Big Traders Dive Into Dark Pools

October 4th, 2007

It’s absolutely fascinating that these institutional players have had to form private networks to run their rackets.

How this is allowed is a mystery to me. It makes no sense from a simple supply and demand standpoint! You know, the basic principal of a “free market.”

These guys are essentially able to hide their real block sizes from the public side of the market.

If you’re not on the inside of this club, what’s the real size of the bid and ask books at any given time?

Sorry, you can’t know that. You’re not in the club.

Ahh, the free market. So transparent. So efficient.

Those index numbers and stock prices might as well be displaying random digits.

Via: Business Week:

It’s not easy being a big player in the stock market. Trading huge quantities of stock on traditional exchanges has become ever more challenging, costly, and potentially disruptive. And if other players see your moves, they can disrupt your trades. That’s led to the emergence in recent years of alternative trading systems known as dark pools. And their growth could have significant implications for big stock exchanges—and individual investors.

Dark pools sound like something from Greek mythology or a sci-fi epic, but in stock-market speak they are private trading networks that big brokerages such as Lehman Brothers (LEH) and Merrill Lynch (MER) have developed primarily for the internal matching of orders between buyers and sellers who are clients of the same brokers. But dark pools have developed links among Wall Street firms as well, so that orders can be matched across different brokerages. Indeed, some firms are teaming to launch new dark pools such as BIDS Trading.

Alternative trading systems, or ATSs, have gained an increasing share of equity trading in the past few years. In addition to dark pools, ATSs include crossing networks, such as independently owned Liquidnet and Pipeline, that match orders for execution without having to first route them to an exchange or market center where they could be viewed publicly. Besides enabling investors to execute an order without affecting the public price quote, crossing networks match orders at a specified price, typically the midpoint of the bid and ask prices on stocks at the point in time of the trade. Electronic communications networks (ECNs), which trade stocks and currencies, are another type of ATS.

The proliferation of dark pools could have ripple effects beyond just block trading, says Lee at Aite Group. As long as they remain a niche market, they’re probably of little consequence. But if the equities market becomes increasingly dark as more trading shifts to these platforms, while retail investors continue to see only the public portion of equity trading, it calls into question the actual meaning of public price quotes, Lee says.
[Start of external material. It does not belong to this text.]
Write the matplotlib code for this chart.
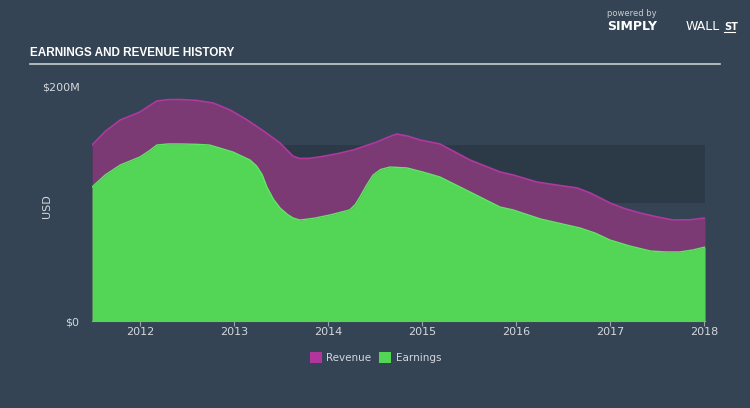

On a practical level, if retail investors get the price they think they’ll get when they submit an order and they’re happy about it, they probably wouldn’t care what the actual reality of the marketplace is, he says.

Regulators would care, however, regardless of whether individual investors have concerns. In fact, Reg NMS modified a 1997 regulation by lowering from 20% to 5% the ceiling on average daily volume of any given stock that ATSs are permitted to represent before being required to disclose information to the public market, Lee says.

Cline believes that not only are dark pools ultimately a good thing for investors but that “to not take advantage of dark pools is failing to live up to the best execution mandate of Reg NMS.”